Khamenei appointed a senior cleric named Hossein Taeb to head the newly empowered IRGC intelligence organization. A trusted associate of the supreme leader’s from the early postrevolutionary years, Taeb had a background in counterintelligence as well as close ties to Khamenei and the IRGC. These qualifications, along with his hard-line track record in dealing with antirevolutionary elements, rendered Taeb particularly fit for marshaling the intelligence and security campaign to quell the “Green sedition,” as the Iranian government officially termed the post-election protests in 2009.
Backed by the supreme leader for its ostensible revolutionary credentials, and inspired by a highly ideological view of national security, the IRGC intelligence organization has helped guard the hard-line establishment—or what is locally referred to as the “deep state” or the “hard core of power” in the Islamic Republic—against political and security threats at home and abroad. In so doing, the organization has arguably pursued a demonstrably political agenda, centered around empowering the revolutionary pillars of the state and marginalizing its challengers. Iran’s rival intelligence agencies do cooperate over vital matters of national security. But to the IRGC intelligence organization has fallen the job of preventing systematic nonconformity, defiance, and even revolt within the government’s intelligence and military ranks—or, put another way, of safeguarding the Islamic Republic’s revolutionary core.
To the IRGC intelligence organization has fallen the job of preventing systematic nonconformity, defiance, and even revolt within the government’s intelligence and military ranks.
The Ministry of Intelligence, which since Khatami’s presidency has drawn closer to the moderate wing of the establishment, has periodically “manufactured” spies for political purposes, lest it fall behind in the unrelenting struggle for the revolutionary mantle of the Islamic Republic. But the current counterespionage campaign focusing on characteristically revolutionary forces is something new. For an agency as vital as the IRGC intelligence organization to suffer repeated security failures comes at great political cost to the entire Iranian leadership—so great, in fact, that letting these failures go unanswered would risk eroding the authority of hard-line institutions and their revolutionary narratives. And so the IRGC intelligence apparatus has responded, mainly by scapegoating others, such as Kavous Seyed-Emami, a widely respected environmental activist who was killed in jail last year, and eight of his conservationist colleagues who remain behind bars on shaky espionage charges. What the IRGC intelligence organization has not done is deny that enemies have infiltrated its ranks.

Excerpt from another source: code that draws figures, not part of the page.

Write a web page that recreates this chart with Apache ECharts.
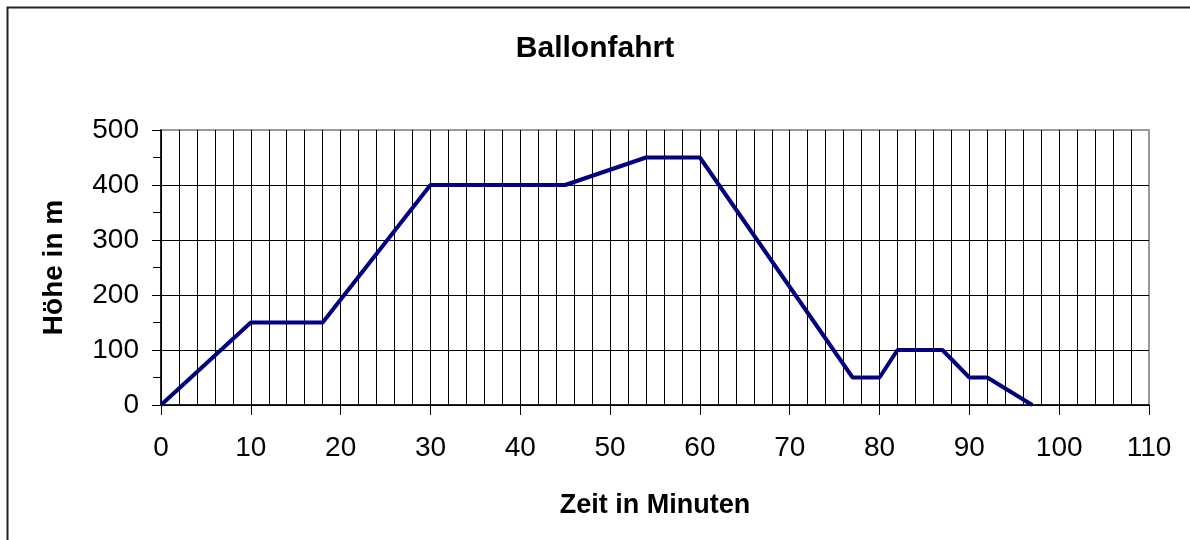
<!DOCTYPE html>
<html>
<head>
<meta charset="utf-8">
<script src="https://cdn.jsdelivr.net/npm/echarts@6/dist/echarts.min.js"></script>
<style>
html, body { margin: 0; padding: 0; background: #fff; }
#mybox { width: 1190px; height: 540px; }
</style>
</head>
<body>
<div id="mybox"></div>
<script>
// Daten der Ballonfahrt
var minuten = [0, 10, 18, 30, 45, 54, 60, 77, 80, 82, 87, 90, 92, 97];
var hoehe = [0, 150, 150, 400, 400, 450, 450, 50, 50, 100, 100, 50, 50, 0];
var xTicks = [0, 10, 20, 30, 40, 50, 60, 70, 80, 90, 100, 110];
var yTicks = [0, 100, 200, 300, 400, 500];

var punkte = minuten.map(function (m, i) { return [m, hoehe[i]]; });

var fontName = '"Liberation Sans", Arial, sans-serif';

// letzte Gitterlinie grau (Rahmen der Zeichenfläche)
var xGridColors = xTicks.map(function (v, i) { return i === xTicks.length - 1 ? '#999' : '#000'; });
var yGridColors = yTicks.map(function (v, i) { return i === yTicks.length - 1 ? '#999' : '#000'; });

var mycharts = echarts.init(document.getElementById('mybox'));

var optionObj = {
    animation: false,
    backgroundColor: '#fff',
    title: {
        text: 'Ballonfahrt',
        left: 'center',
        top: 29,
        textStyle: { fontFamily: fontName, fontSize: 30, fontWeight: 'bold', color: '#000' }
    },
    graphic: [{
        type: 'rect',
        left: 5, top: 5,
        shape: { width: 1200, height: 560 },
        style: { fill: 'none', stroke: '#222', lineWidth: 2 },
        silent: true
    }],
    grid: {
        left: 161, top: 130, right: 41, bottom: 135,
        show: true,
        borderColor: '#999',
        borderWidth: 2,
        backgroundColor: 'transparent'
    },
    xAxis: {
        type: 'value',
        min: xTicks[0],
        max: xTicks[xTicks.length - 1],
        interval: 10,
        name: 'Zeit in Minuten',
        nameLocation: 'middle',
        nameGap: 87,
        nameTextStyle: { fontFamily: fontName, fontSize: 27, fontWeight: 'bold', color: '#000' },
        axisLine: { show: true, onZero: false, lineStyle: { color: '#000', width: 1.5 } },
        axisTick: { show: true, inside: false, length: 10, lineStyle: { color: '#000' } },
        axisLabel: { margin: 29, fontFamily: fontName, fontSize: 28, color: '#000' },
        splitLine: { show: true, lineStyle: { color: xGridColors, width: 1 } },
        minorTick: { show: false, splitNumber: 5 },
        minorSplitLine: { show: true, lineStyle: { color: '#000', width: 1 } }
    },
    yAxis: {
        type: 'value',
        min: yTicks[0],
        max: yTicks[yTicks.length - 1],
        interval: 100,
        name: 'Höhe in m',
        nameLocation: 'middle',
        nameGap: 93,
        nameRotate: 90,
        nameTextStyle: { fontFamily: fontName, fontSize: 28, fontWeight: 'bold', color: '#000' },
        axisLine: { show: true, onZero: false, lineStyle: { color: '#000', width: 1.5 } },
        axisTick: { show: true, inside: false, length: 9, lineStyle: { color: '#000' } },
        axisLabel: { margin: 22, fontFamily: fontName, fontSize: 28, color: '#000' },
        splitLine: { show: true, lineStyle: { color: yGridColors, width: 1 } },
        minorTick: { show: true, splitNumber: 2, length: 8, lineStyle: { color: '#000' } },
        minorSplitLine: { show: false }
    },
    series: [{
        name: 'Höhe',
        type: 'line',
        data: punkte,
        symbol: 'none',
        lineStyle: { color: '#000080', width: 4 },
        z: 5
    }]
};

mycharts.setOption(optionObj);
</script>
</body>
</html>
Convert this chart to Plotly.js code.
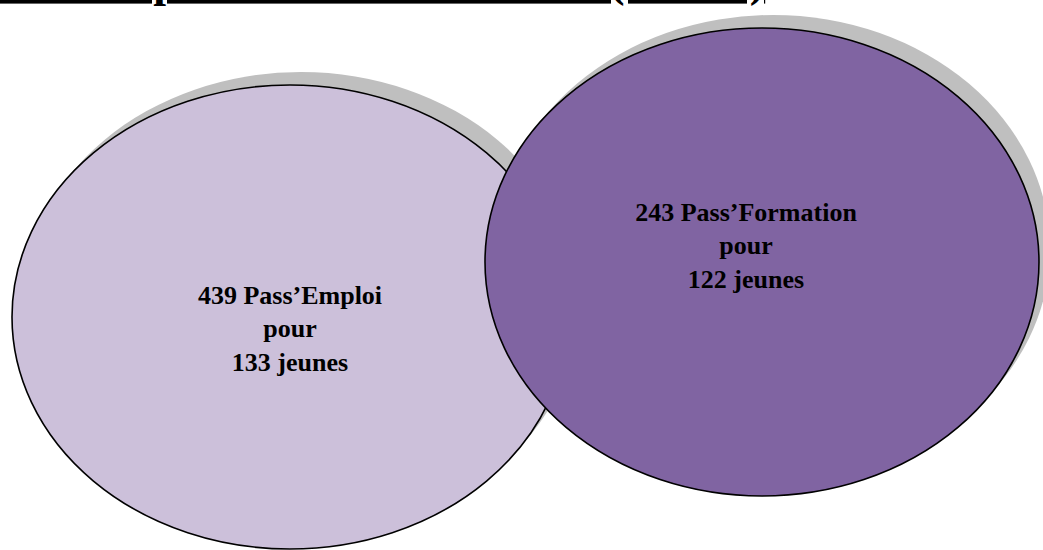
<!DOCTYPE html>
<html><head><meta charset="utf-8">
<script src="https://cdn.plot.ly/plotly-3.0.1.min.js"></script>
<style>html,body{margin:0;padding:0;background:#fff}#chart{width:1043px;height:550px}</style>
</head><body><div id="chart"></div>
<script>
// ---- data ----
const passTypes = ["Pass’Emploi", "Pass’Formation"];
const passCounts = [439, 243];
const youthCounts = [133, 122];
const titleText = "Pass’Emploi et Pass’Formation (CPER)";

// ---- layout geometry (pixel frame 1043 x 550) ----
const W = 1043, H = 550;
const geom = [
  {cx: 290, cy: 317, rx: 278, ry: 232, fill: "#CCC0DA", tx: 290, ty: 331},
  {cx: 762, cy: 262, rx: 277, ry: 234, fill: "#8064A2", tx: 746, ty: 248}
];
const shadow = {dx: 11, dy: -13, color: "#BFBFBF"};

const shapes = [];
geom.forEach(g => {
  shapes.push({type: "circle", xref: "x", yref: "y", layer: "below",
    x0: g.cx - g.rx + shadow.dx, x1: g.cx + g.rx + shadow.dx,
    y0: g.cy - g.ry + shadow.dy, y1: g.cy + g.ry + shadow.dy,
    fillcolor: shadow.color, line: {width: 0}});
  shapes.push({type: "circle", xref: "x", yref: "y", layer: "below",
    x0: g.cx - g.rx, x1: g.cx + g.rx, y0: g.cy - g.ry, y1: g.cy + g.ry,
    fillcolor: g.fill, line: {color: "#000", width: 1.6}});
});

const labels = passTypes.map((p, i) =>
  "<b>" + passCounts[i] + " " + p + "<br>pour<br>" + youthCounts[i] + " jeunes</b>");

const trace = {
  type: "scatter", mode: "text",
  x: geom.map(g => g.tx), y: geom.map(g => g.ty),
  text: labels,
  textposition: "middle center",
  textfont: {family: "Liberation Serif, DejaVu Serif, serif", size: 26, color: "#000"},
  hoverinfo: "skip", showlegend: false
};

const layout = {
  width: W, height: H,
  margin: {l: 0, r: 0, t: 0, b: 0},
  paper_bgcolor: "#fff", plot_bgcolor: "#fff",
  xaxis: {range: [0, W], visible: false, fixedrange: true},
  yaxis: {range: [H, 0], visible: false, fixedrange: true},
  shapes: shapes,
  annotations: [{
    xref: "x", yref: "y", x: 767, y: 8, xanchor: "right", yanchor: "bottom",
    text: "<b><u>" + titleText + "</u></b>", showarrow: false,
    font: {family: "Liberation Serif, DejaVu Serif, serif", size: 46, color: "#000"}
  }]
};

Plotly.newPlot("chart", [trace], layout, {staticPlot: true, displayModeBar: false});
</script>
</body></html>
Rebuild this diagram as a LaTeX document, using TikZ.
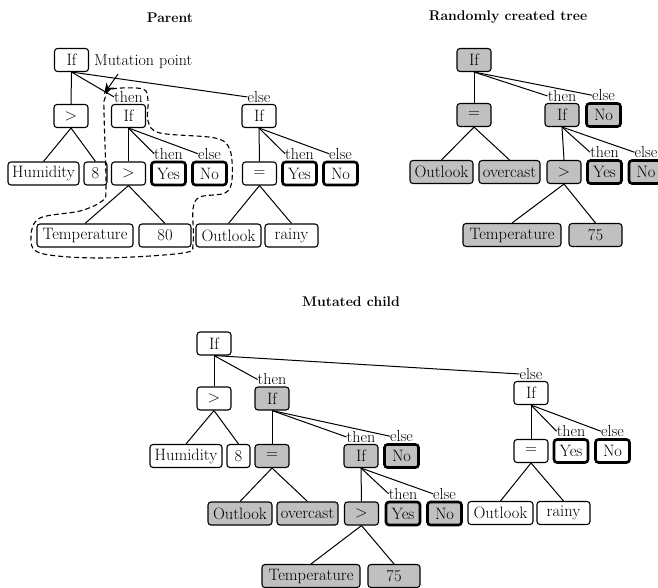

Four decades after the seizure of the American embassy in Tehran, the Iranian leadership seems determined to keep alive the revolutionary spirit of anti-Westernism within the Islamic Republic’s security apparatus and governance structure. The fight to uproot the Western “den of espionage” and its perceived local incarnations remains the symbolic narrative Khamenei wants to project about Iran, at home and abroad. But an increasing number of Iranians—including some within the intelligence establishment itself—are telling a very different story.